Chestnut instructions always begin with the cutting of a slit or cross on the flat side of the nut.
Then, we drop them into boiling water "for a minute or two." Voila -- they do come out with the shell and skin looking ready to peel.
Then, we peel them. The inner skin is not papery like the skin of a garlic clove, but gluey and rather thick. It also adheres to the wrinkles and bumps of the nut meat. The nuts grow more difficult to peel as they cool, which is why the cookbook recommends another dip in boiling water for the stubborn ones.
My first chestnut came out beautifully. It looks exactly like a little brain, which makes me wonder why chestnuts aren't a bigger deal for Halloween snacking fun.
It took two of us about fifty minutes to peel about a pound or so of chestnuts. I begin to think there is something sensible in the old song's instructions to roast them on an open fire. And none of them emerged as pristine as the first. Perhaps it would be best to host a chestnut-peeling bee whenever you feel the urge to include these in your holiday menu, so that a dozen people can make headway against the little brains while they are still hot.

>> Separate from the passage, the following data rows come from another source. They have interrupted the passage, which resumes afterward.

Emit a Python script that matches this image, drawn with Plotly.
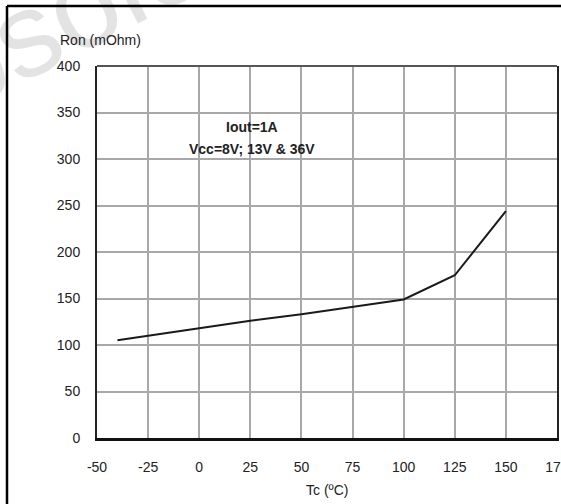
import plotly.graph_objects as go

# Data
tc = [-40, 0, 25, 50, 75, 100, 125, 150]
ron = [105, 118, 126, 133, 141, 149, 175, 244]

x_ticks = [-50, -25, 0, 25, 50, 75, 100, 125, 150, 175]
y_ticks = [0, 50, 100, 150, 200, 250, 300, 350, 400]

W, H = 561, 504
L, R, T, B = 97, 4, 66, 66

def px(x):
    return (x - L) / (W - L - R)

def py(y):
    return (H - B - y) / (H - T - B)

FONT = "Liberation Sans, Arial, sans-serif"

fig = go.Figure()
fig.add_trace(go.Scatter(x=tc, y=ron, mode="lines",
                         line=dict(color="#1a1a1a", width=2), showlegend=False))

fig.update_layout(
    width=W, height=H,
    margin=dict(l=L, r=R, t=T, b=B, autoexpand=False),
    paper_bgcolor="white", plot_bgcolor="white",
    font=dict(family=FONT, size=14, color="#222"),
    xaxis=dict(range=[-50, 175], tickvals=x_ticks, ticktext=[str(v) for v in x_ticks],
               showgrid=True, gridcolor="#a8a8a8", gridwidth=1.5,
               showline=True, linecolor="#111", linewidth=3,
               ticks="outside", ticklen=14, tickcolor="rgba(0,0,0,0)",
               ticklabeloverflow="allow",
               zeroline=False, automargin=False, tickfont=dict(size=14)),
    yaxis=dict(range=[0, 400], tickvals=y_ticks,
               showgrid=True, gridcolor="#a8a8a8", gridwidth=1.5,
               showline=True, linecolor="#222", linewidth=2, mirror=True,
               ticks="outside", ticklen=12, tickcolor="rgba(0,0,0,0)",
               zeroline=False, automargin=False, tickfont=dict(size=14)),
    shapes=[
        dict(type="line", xref="paper", yref="paper", x0=0, x1=1, y0=1, y1=1,
             line=dict(color="#555", width=2)),
        dict(type="line", xref="paper", yref="paper", x0=px(7), x1=px(600), y0=py(6), y1=py(6),
             line=dict(color="black", width=2.5), layer="above"),
        dict(type="line", xref="paper", yref="paper", x0=px(7), x1=px(7), y0=py(6), y1=py(600),
             line=dict(color="black", width=2.5), layer="above"),
    ],
    annotations=[
        dict(text="obsolete", xref="paper", yref="paper", x=px(82), y=py(5),
             xanchor="center", yanchor="middle",
             showarrow=False, textangle=-27,
             font=dict(size=120, color="rgba(0,0,0,0.11)", family=FONT)),
        dict(text="Ron (mOhm)", xref="paper", yref="paper", x=px(58), y=py(40),
             xanchor="left", yanchor="middle", showarrow=False, font=dict(size=14)),
        dict(text="Tc (ºC)", xref="paper", yref="paper", x=px(327), y=py(490),
             xanchor="center", yanchor="middle", showarrow=False, font=dict(size=14)),
        dict(text="<b>Iout=1A</b>", xref="paper", yref="paper", x=px(252), y=py(127),
             xanchor="center", yanchor="middle", showarrow=False, font=dict(size=14)),
        dict(text="<b>Vcc=8V; 13V &amp; 36V</b>", xref="paper", yref="paper", x=px(252), y=py(149),
             xanchor="center", yanchor="middle", showarrow=False, font=dict(size=14)),
    ],
)

fig.write_html("out.html", config={"displayModeBar": False},
               post_script="document.body.style.margin='0';document.body.style.overflow='hidden';")
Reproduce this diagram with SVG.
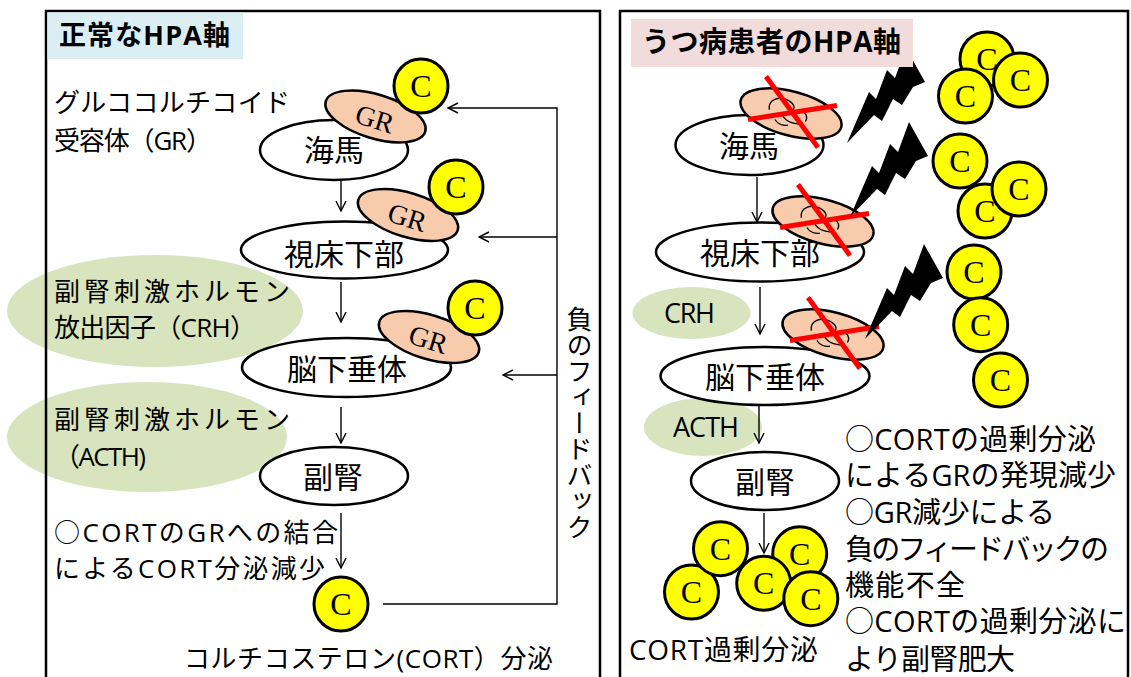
<svg xmlns="http://www.w3.org/2000/svg" width="1131" height="677" viewBox="0 0 1131 677">
<defs>
<style>
  text { font-family: "Open Sans", "Noto Sans CJK JP", sans-serif; fill: #000; }
  .ttl { font-weight: bold; }
  .lbl { font-size: 30px; text-anchor: middle; }
  .note { font-size: 26px; }
  .note2 { font-size: 29px; }
  .hl { font-size: 27px; text-anchor: middle; }
  .panel { fill: none; stroke: #000; stroke-width: 2.5; }
  .node { fill: #fff; stroke: #000; stroke-width: 2.5; }
  .hormone { fill: #d7e4bd; }
  .receptor { fill: #f8cbad; stroke: #000; stroke-width: 2.5; }
  .coin-disc { fill: #ffff00; stroke: #000; stroke-width: 3; }
  .serif { font-family: "Liberation Serif", "Times New Roman", serif; text-anchor: middle; }
  .edge { fill: none; stroke: #000; stroke-width: 1.4; }
  .cross { stroke: #ff0000; stroke-width: 5; }
  .scribble { fill: none; stroke: #000; stroke-width: 1.3; }
</style>
<marker id="arrow" viewBox="0 0 12 12" markerWidth="12" markerHeight="12" refX="10.5" refY="6" orient="auto" markerUnits="userSpaceOnUse">
  <path d="M0.5,1 L10.5,6 L0.5,11" fill="none" stroke="#000" stroke-width="1.4"/>
</marker>
<!-- cortisol molecule -->
<g id="coin">
  <circle class="coin-disc" r="27"/>
  <text class="serif" y="11" font-size="32">C</text>
</g>
<!-- glucocorticoid receptor -->
<g id="gr">
  <g transform="rotate(17)">
    <ellipse class="receptor" rx="52" ry="22"/>
    <text class="serif" y="12" font-size="28">GR</text>
  </g>
</g>
<!-- receptor crossed out -->
<g id="gr-broken">
  <g transform="rotate(15)">
    <ellipse class="receptor" rx="52" ry="22"/>
    <path class="scribble" d="M-22,2 C-26,-8 -16,-14 -6,-12 C2,-10 4,-4 -2,-2"/>
    <path class="scribble" d="M-8,4 C-2,10 8,10 14,6"/>
    <path class="scribble" d="M6,-6 C12,-6 18,-2 16,4"/>
    <path class="scribble" d="M-14,10 C-10,14 -4,14 0,12"/>
  </g>
  <line class="cross" x1="-25" y1="-37" x2="27" y2="34"/>
  <line class="cross" x1="-43" y1="6" x2="46" y2="-8"/>
</g>
<polygon id="bolt" fill="#000" points="850,217 872,166 879,173 890,144 898,152 909,122 928,156 916,161 905,179 896,173 885,195 877,189"/>
</defs>

<rect width="1131" height="677" fill="#fff"/>

<!-- ===== normal HPA axis ===== -->
<g id="panel-normal">
  <ellipse class="hormone" cx="155" cy="311" rx="148" ry="56"/>
  <ellipse class="hormone" cx="147" cy="437" rx="140" ry="55"/>
  <rect class="panel" x="46" y="11" width="554" height="690"/>
  <rect x="47.5" y="12.5" width="195.5" height="46.5" fill="#dbeef4"/>
  <text class="ttl" x="59" y="45" font-size="27" textLength="171">正常なHPA軸</text>
</g>

<g id="labels-normal">
  <text class="note" x="54" y="111.5" textLength="236">グルココルチコイド</text>
  <text class="note" x="54" y="150" textLength="158">受容体（GR）</text>
  <text class="note" x="54" y="300.5" textLength="236">副腎刺激ホルモン</text>
  <text class="note" x="54" y="337" textLength="202">放出因子（CRH）</text>
  <text class="note" x="54" y="428.5" textLength="236">副腎刺激ホルモン</text>
  <text class="note" x="54" y="465.5" textLength="92">（ACTH)</text>
  <text class="note" x="54" y="541.5" textLength="284">○CORTのGRへの結合</text>
  <text class="note" x="54" y="577.5" textLength="271">によるCORT分泌減少</text>
  <text class="note" x="184" y="667.5" textLength="369">コルチコステロン(CORT）分泌</text>
  <text class="note" x="578" y="306" style="writing-mode: vertical-rl">負のフィードバック</text>
</g>

<g id="edges-normal">
  <line class="edge" x1="341" y1="180" x2="341" y2="211" marker-end="url(#arrow)"/>
  <line class="edge" x1="341" y1="282" x2="341" y2="322" marker-end="url(#arrow)"/>
  <line class="edge" x1="341" y1="407" x2="341" y2="443" marker-end="url(#arrow)"/>
  <line class="edge" x1="341" y1="513" x2="341" y2="568" marker-end="url(#arrow)"/>
  <polyline class="edge" points="383,604 557,604 557,108 448,108" marker-end="url(#arrow)"/>
  <line class="edge" x1="557" y1="237" x2="479" y2="237" marker-end="url(#arrow)"/>
  <line class="edge" x1="557" y1="375" x2="503" y2="375" marker-end="url(#arrow)"/>
</g>

<g id="node-hippocampus-normal">
  <ellipse class="node" cx="334" cy="150" rx="74" ry="30"/>
  <text class="lbl" x="334" y="161">海馬</text>
  <use href="#gr" transform="translate(375.5,116.5)"/>
  <use href="#coin" transform="translate(421,86)"/>
</g>
<g id="node-hypothalamus-normal">
  <ellipse class="node" cx="344.5" cy="250" rx="103.5" ry="28.5"/>
  <text class="lbl" x="344" y="264.5">視床下部</text>
  <use href="#gr" transform="translate(408,215)"/>
  <use href="#coin" transform="translate(456,187)"/>
</g>
<g id="node-pituitary-normal">
  <ellipse class="node" cx="346.5" cy="367.5" rx="104.5" ry="29.5"/>
  <text class="lbl" x="347" y="380">脳下垂体</text>
  <use href="#gr" transform="translate(429,337)"/>
  <use href="#coin" transform="translate(475,308)"/>
</g>
<g id="node-adrenal-normal">
  <ellipse class="node" cx="334" cy="476" rx="74" ry="29"/>
  <text class="lbl" x="333" y="488">副腎</text>
</g>
<g id="node-cort-normal">
  <use href="#coin" transform="translate(341,604)"/>
</g>

<!-- ===== HPA axis in depression ===== -->
<g id="panel-depression">
  <rect class="panel" x="620" y="11" width="508" height="690"/>
</g>

<g id="hormone-crh">
  <ellipse class="hormone" cx="691.5" cy="313" rx="59" ry="26"/>
  <text class="hl" x="689.5" y="323" textLength="51">CRH</text>
</g>
<g id="hormone-acth">
  <ellipse class="hormone" cx="703" cy="427" rx="59" ry="29"/>
  <text class="hl" x="706" y="437" textLength="66">ACTH</text>
</g>

<g id="edges-depression">
  <line class="edge" x1="757" y1="177" x2="757" y2="222" marker-end="url(#arrow)"/>
  <line class="edge" x1="760" y1="287" x2="760" y2="334" marker-end="url(#arrow)"/>
  <line class="edge" x1="759" y1="405" x2="759" y2="443" marker-end="url(#arrow)"/>
  <line class="edge" x1="764" y1="513" x2="764" y2="553" marker-end="url(#arrow)"/>
</g>

<g id="node-hippocampus-dep">
  <ellipse class="node" cx="749.5" cy="145" rx="74" ry="30"/>
  <text class="lbl" x="749" y="157">海馬</text>
  <use href="#gr-broken" transform="translate(791,113.5)"/>
</g>
<g id="node-hypothalamus-dep">
  <ellipse class="node" cx="760" cy="252" rx="104" ry="29.5"/>
  <text class="lbl" x="760" y="264">視床下部</text>
  <use href="#gr-broken" transform="translate(823,221.5)"/>
</g>
<g id="node-pituitary-dep">
  <ellipse class="node" cx="765" cy="376" rx="104.5" ry="29"/>
  <text class="lbl" x="765" y="387.5">脳下垂体</text>
  <use href="#gr-broken" transform="translate(833,334.5)"/>
</g>
<g id="node-adrenal-dep">
  <ellipse class="node" cx="765" cy="481" rx="74" ry="29"/>
  <text class="lbl" x="765" y="492.5">副腎</text>
</g>

<g id="stress-bolts">
  <use href="#bolt" transform="translate(-3,-74)"/>
  <use href="#bolt"/>
  <use href="#bolt" transform="translate(15,122)"/>
</g>

<g id="title-depression">
  <rect x="631" y="19" width="282" height="48" fill="#f2dcdb"/>
  <text class="ttl" x="642" y="52" font-size="28" textLength="259">うつ病患者のHPA軸</text>
</g>

<g id="cort-excess-top">
  <use href="#coin" transform="translate(987,59)"/>
  <use href="#coin" transform="translate(965.5,96)"/>
  <use href="#coin" transform="translate(1020.5,80)"/>
  <use href="#coin" transform="translate(960,161)"/>
  <use href="#coin" transform="translate(985,211)"/>
  <use href="#coin" transform="translate(1019,189)"/>
  <use href="#coin" transform="translate(974,272)"/>
  <use href="#coin" transform="translate(980.7,324.7)"/>
  <use href="#coin" transform="translate(1000.5,380)"/>
</g>

<g id="cort-excess-bottom">
  <use href="#coin" transform="translate(691.5,592)"/>
  <use href="#coin" transform="translate(720.5,548.7)"/>
  <use href="#coin" transform="translate(799.7,553.8)"/>
  <use href="#coin" transform="translate(763.7,583.3)"/>
  <use href="#coin" transform="translate(810.8,598.7)"/>
</g>

<g id="labels-depression">
  <text x="629" y="660" style="font-size:28px" textLength="189">CORT過剰分泌</text>
  <text class="note2" x="845" y="449.5" textLength="251">○CORTの過剰分泌</text>
  <text class="note2" x="845" y="486" textLength="271">によるGRの発現減少</text>
  <text class="note2" x="845" y="522.5" textLength="210">○GR減少による</text>
  <text class="note2" x="845" y="559.5" textLength="264">負のフィードバックの</text>
  <text class="note2" x="845" y="596" textLength="120">機能不全</text>
  <text class="note2" x="845" y="632" textLength="281">○CORTの過剰分泌に</text>
  <text class="note2" x="845" y="669.5" textLength="170">より副腎肥大</text>
</g>
</svg>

The next day, I simmered them in a cup of chicken broth,
as the cookbook recipe directed (although it did specify beef broth, which I did not have), and then after 20 minutes, added 2 tablespoons butter and some salt and pepper. All might have been well, but in the final five-minute rush of getting Thanksgiving dinner on the table, I kind of forgot about the chestnuts. They overcooked and turned a tad mushy, and did not look appetizing enough to photograph.
Their flavor was mild, smoky, and unremarkable considering all the effort of preparing them. Needless to say they were far too dry, as dry as a mouthful of unbaked pastry dough -- in fact, to combine them on a fork with cranberry sauce was to create an effect just like pie. Perhaps a new pie crust idea for those with gluten problems?
Derrick at OFW endured Chestnut-aux-pain in the neck and then paired his particular recipe with a wine called a vin jaune ("yellow wine") from the Arbois appellation of the Jura region in eastern France: a 1997 Stephane Tissot, to be exact. This is a wine made from a local native grape, the white Savagnin. The wine sits in a half-full barrel for six years under a coat of natural yeast scum, "during which time" (says Oz Clarke in the New Encyclopedia of French Wines) "it oxidizes, develops a totally arresting damp sourness like the dark reek of old floorboards, and yet also keeps a full fruit, albeit somewhat decayed."
How I do admire professionals, and all they know. We enjoyed our Thanksgiving dinner, complete with Chestnut Meh, with a standby grocery store riesling that I (ridiculously) decanted because the decanter is pretty. Good times.